Trump hasn’t offered any specifics about his plan to amend libel laws here in the U.S., but his stated goal of being able to “sue and win lots of money” suggests that he would go at least as far as Britain’s laws. And, to be fair, Trump isn’t the only one working to undermine press freedoms. The rich and powerful often want less criticism of their actions. For these reasons, the Founding Fathers made the First Amendment clear: “Congress shall make no law…abridging the freedom of speech, or of the press.” This fundamental and important boundary for government is essential to the free flow of ideas and leads to an informed public.
In 1804, Thomas Jefferson wrote in a letter that “Our first object should therefore be, to leave open to him (man) all the avenues to truth. The most effectual hitherto found, is the freedom of the press. It is, therefore, the first shut up by those who fear the investigation of their actions.”
Nelson Mandela echoed these sentiments in 1994: “A critical, independent and investigative press is the lifeblood of any democracy. The press must be free from state interference. It must have the economic strength to stand up to the blandishments of government officials. It must have sufficient independence from vested interests to be bold and inquiring without fear or favour. It must enjoy the protection of the constitution, so that it can protect our rights as citizens.”
America should strive to serve as an example of freedom and democracy. We should resist efforts to rein in the press by politicians who are either thin-skinned or trying to hide something. We should support the work of media organizations to shine a light on uncomfortable truths. We should applaud journalists who hold people in power accountable—not make it easier for wealthy individuals, government institutions, corporations and elected officials to silence their critics. Without a strong and independent press, we are less likely to hear opposite points of view—already a problem in American politics. We are more susceptible to demagogues, who feed on false information and half-truths. Without a free and vibrant press, the quality of our public debate will diminish, our political leaders will run unchecked and our democracy will suffer.

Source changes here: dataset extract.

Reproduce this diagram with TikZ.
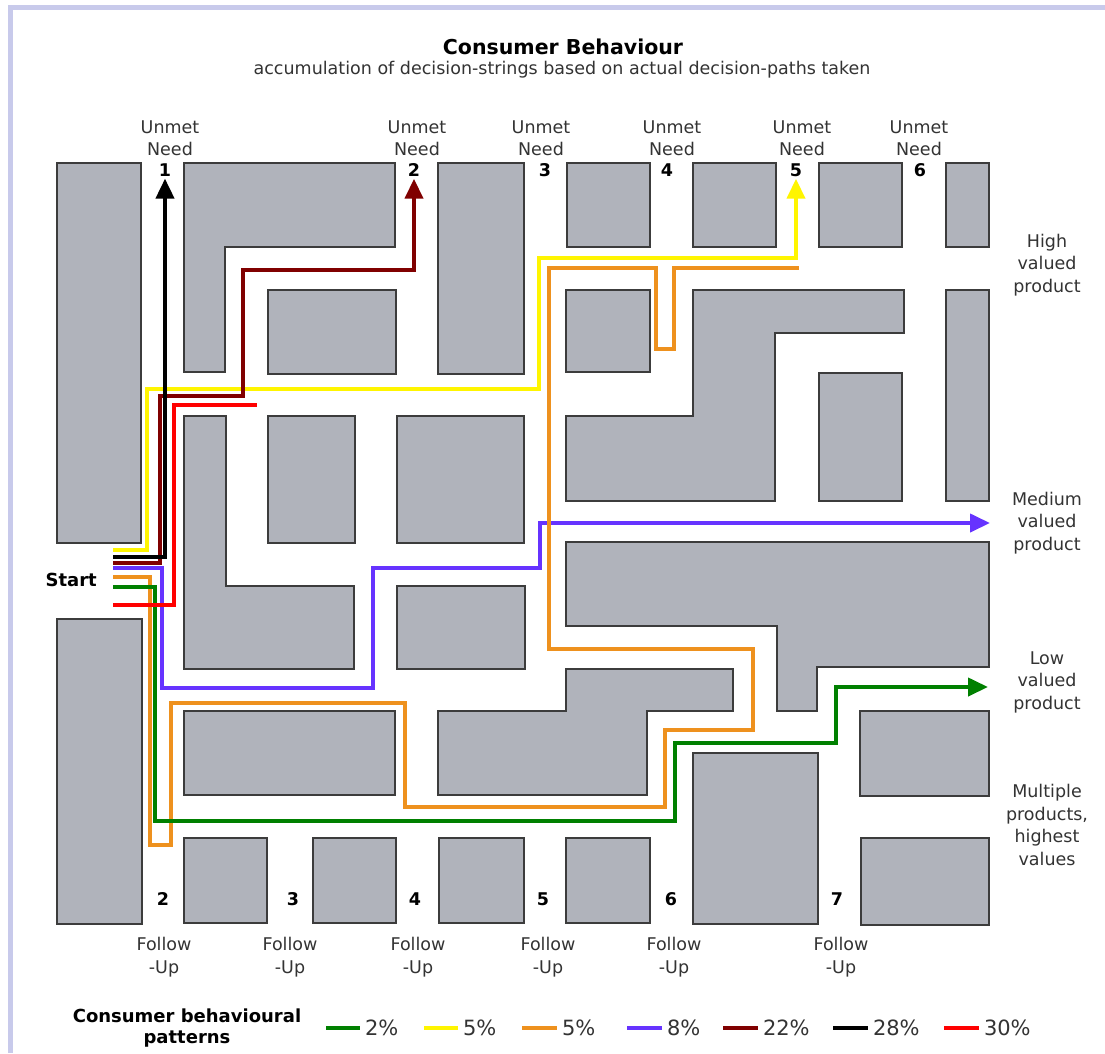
\documentclass[tikz,border=0pt]{standalone}
\usepackage{fontspec}
\setmainfont{DejaVu Sans}
\usetikzlibrary{arrows.meta}

\definecolor{blockgray}{RGB}{176,179,187}
\definecolor{blockedge}{RGB}{60,60,60}
\definecolor{framecol}{RGB}{200,202,235}
\definecolor{pgreen}{RGB}{0,128,0}
\definecolor{pyellow}{RGB}{255,245,0}
\definecolor{porange}{RGB}{238,145,30}
\definecolor{ppurple}{RGB}{102,51,255}
\definecolor{pdarkred}{RGB}{128,0,0}
\definecolor{pred}{RGB}{255,0,0}

\begin{document}
\begin{tikzpicture}[x=1pt,y=-1pt,>={Triangle[length=20pt,width=18pt]},
	block/.style={fill=blockgray,draw=blockedge,line width=2pt},
	route/.style={line width=4pt},
	txt/.style={font=\fontsize{17.5}{22.5}\selectfont,text=black!80,align=center,inner sep=0pt},
	num/.style={font=\fontsize{17.5}{21}\selectfont\bfseries,inner sep=2pt},
	key/.style={line width=4pt},
	key text/.style={font=\fontsize{21}{25}\selectfont,text=black!80,right,inner sep=3pt}]

	\useasboundingbox (0,0) rectangle (1105,1053);
	\fill[white] (0,0) rectangle (1105,1053);
	\draw[framecol,line width=5pt] (10,1053) -- (10,7) -- (1105,7);

	%blocks
	\draw[block] (57,163) rectangle (141,543);
	\draw[block] (184,163) -- (395,163) -- (395,247) -- (225,247) -- (225,372) -- (184,372) -- cycle;
	\draw[block] (268,290) rectangle (396,374);
	\draw[block] (438,163) rectangle (524,374);
	\draw[block] (567,163) rectangle (650,247);
	\draw[block] (693,163) rectangle (776,247);
	\draw[block] (819,163) rectangle (902,247);
	\draw[block] (946,163) rectangle (989,247);
	\draw[block] (566,290) rectangle (650,372);
	\draw[block] (693,290) -- (904,290) -- (904,333) -- (775,333) -- (775,501) -- (566,501) -- (566,416) -- (693,416) -- cycle;
	\draw[block] (819,373) rectangle (902,501);
	\draw[block] (946,290) rectangle (989,501);
	\draw[block] (184,416) -- (226,416) -- (226,586) -- (354,586) -- (354,669) -- (184,669) -- cycle;
	\draw[block] (268,416) rectangle (355,543);
	\draw[block] (397,416) rectangle (524,543);
	\draw[block] (397,586) rectangle (525,669);
	\draw[block] (566,542) -- (989,542) -- (989,667) -- (817,667) -- (817,711) -- (777,711) -- (777,626) -- (566,626) -- cycle;
	\draw[block] (57,619) rectangle (142,924);
	\draw[block] (184,711) rectangle (395,795);
	\draw[block] (438,711) -- (566,711) -- (566,669) -- (733,669) -- (733,711) -- (647,711) -- (647,795) -- (438,795) -- cycle;
	\draw[block] (860,711) rectangle (989,796);
	\draw[block] (693,753) rectangle (818,924);
	\draw[block] (184,838) rectangle (267,923);
	\draw[block] (313,838) rectangle (396,923);
	\draw[block] (439,838) rectangle (524,923);
	\draw[block] (566,838) rectangle (650,923);
	\draw[block] (861,838) rectangle (989,925);

	%title
	\node[font=\fontsize{20.5}{24}\selectfont\bfseries] (title) at (563,47) {Consumer Behaviour};
	\node[txt] (subtitle) at (562,70) {accumulation of decision-strings based on actual decision-paths taken};

	%unmet needs
	\node[txt] (need1) at (170,138) {Unmet\\Need};
	\node[txt] (need2) at (417,138) {Unmet\\Need};
	\node[txt] (need3) at (541,138) {Unmet\\Need};
	\node[txt] (need4) at (672,138) {Unmet\\Need};
	\node[txt] (need5) at (802,138) {Unmet\\Need};
	\node[txt] (need6) at (919,138) {Unmet\\Need};
	\node[num] (un1) at (165,170) {1};
	\node[num] (un2) at (414,170) {2};
	\node[num] (un3) at (545,170) {3};
	\node[num] (un4) at (667,170) {4};
	\node[num] (un5) at (796,170) {5};
	\node[num] (un6) at (920,170) {6};

	%product values
	\node[txt] (high) at (1047,265) {High\\valued\\product};
	\node[txt] (medium) at (1047,523) {Medium\\valued\\product};
	\node[txt] (low) at (1047,682) {Low\\valued\\product};
	\node[txt] (multiple) at (1047,825) {Multiple\\products,\\highest\\values};

	%follow-ups
	\node[num] (fu2) at (163,899) {2};
	\node[num] (fu3) at (293,899) {3};
	\node[num] (fu4) at (415,899) {4};
	\node[num] (fu5) at (543,899) {5};
	\node[num] (fu6) at (671,899) {6};
	\node[num] (fu7) at (837,899) {7};
	\node[txt] (follow2) at (164,957) {Follow\\-Up};
	\node[txt] (follow3) at (290,957) {Follow\\-Up};
	\node[txt] (follow4) at (418,957) {Follow\\-Up};
	\node[txt] (follow5) at (548,957) {Follow\\-Up};
	\node[txt] (follow6) at (674,957) {Follow\\-Up};
	\node[txt] (follow7) at (841,957) {Follow\\-Up};

	%start
	\node[font=\fontsize{18}{21}\selectfont\bfseries,anchor=east,inner sep=0pt] (start) at (97,580) {Start};
	\coordinate (p5y) at (113,550);
	\coordinate (p28) at (113,557);
	\coordinate (p22) at (113,563);
	\coordinate (p8) at (113,568);
	\coordinate (p5o) at (113,577);
	\coordinate (p2) at (113,587);
	\coordinate (p30) at (113,605);
	\coordinate (oend) at (799,268);
	\coordinate (rend) at (257,405);
	\coordinate (medtip) at (990,523);
	\coordinate (lowtip) at (988,687);

	%decision paths
	\draw[route,pyellow,->] (p5y) -| (147,389) -| (539,258) -| (un5.south);
	\draw[route,ppurple,->] (p8) -| (162,688) -| (373,568) -| (540,523) -- (medtip);
	\draw[route,porange] (p5o) -| (150,845) -| (171,703) -| (405,807) -| (665,730) -| (753,649) -| (549,268) -| (656,349) -| (674,268) -- (oend);
	\draw[route,pgreen,->] (p2) -| (155,821) -| (675,743) -| (836,687) -- (lowtip);
	\draw[route,pdarkred,->] (p22) -| (160,396) -| (243,270) -| (un2.south);
	\draw[route,black,->] (p28) -| (un1.south);
	\draw[route,pred] (p30) -| (174,405) -- (rend);

	%legend
	\node[font=\fontsize{18}{21}\selectfont\bfseries,align=center,inner sep=0pt] (keytitle) at (187,1028) {Consumer behavioural\\patterns};
	\draw[key,pgreen] (326,1028) -- (360,1028) node[key text] (k2) {2\%};
	\draw[key,pyellow] (424,1028) -- (458,1028) node[key text] (k5y) {5\%};
	\draw[key,porange] (522,1028) -- (557,1028) node[key text] (k5o) {5\%};
	\draw[key,ppurple] (627,1028) -- (662,1028) node[key text] (k8) {8\%};
	\draw[key,pdarkred] (723,1028) -- (758,1028) node[key text] (k22) {22\%};
	\draw[key,black] (833,1028) -- (868,1028) node[key text] (k28) {28\%};
	\draw[key,pred] (944,1028) -- (979,1028) node[key text] (k30) {30\%};

\end{tikzpicture}
\end{document}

Another day, another outlandish campaign promise from Donald Trump. This time, he threatened to “open up the libel laws” so he can sue the press when they write articles that he doesn’t like. While there is no federal libel law, whatever means Trump uses to fulfill his campaign promise would likely undermine some basic First Amendment protections. You know, part that says, “Congress shall make no law…abridging the freedom of speech, or of the press…”
With bulldozing, blustering candidates like Trump, robust protections for the freedom of the press are more important than ever. A strong and capable press corps is a hallmark of a healthy democracy. Just look around the world: Where you find restrictions on the press, you find authoritarian regimes that limit freedom of citizens. In some countries, press organizations are restricted in what they can say. In others, journalists are restricted in their access to social platforms or technological tools.
For all these reasons, it’s important that the multi-stakeholder process, organized by the National Telecommunications and Information Administration (NTIA) to develop a set of best practices to regulate the use of drones, recognize that journalists have fundamental protections under the Constitution.
A new technology such as Unmanned Aircraft Systems (UAS) doesn’t change the need for a free press. In fact, as ever, the press need to be able to utilize new technologies to continue effectively informing the public. The printing press enabled newspapers to reach mass audiences. The photograph helped reporters paint a more vivid picture. Now, UAS help journalists describe the full impact of a natural disaster or the landscape of a war-torn region. Access to new technologies helps journalists maintain their effectiveness and meet the expectations of the public.
The multi-stakeholder model developed by the NTIA has proved useful in bringing together diverse viewpoints and constituencies to hammer out agreements on thorny public policy issues. That said, journalists using drones to inform the public is very different from Amazon using drones to deliver packages. The Constitution recognizes the difference. The courts have recognized the difference. Because the NTIA group’s final product could be used as a framework for legislation at the state or federal level, it should also recognize the difference. Journalists need strong protections and access to the latest technology in order to maintain a robust democracy that can withstand any blustering, bulldozing political movement du jour.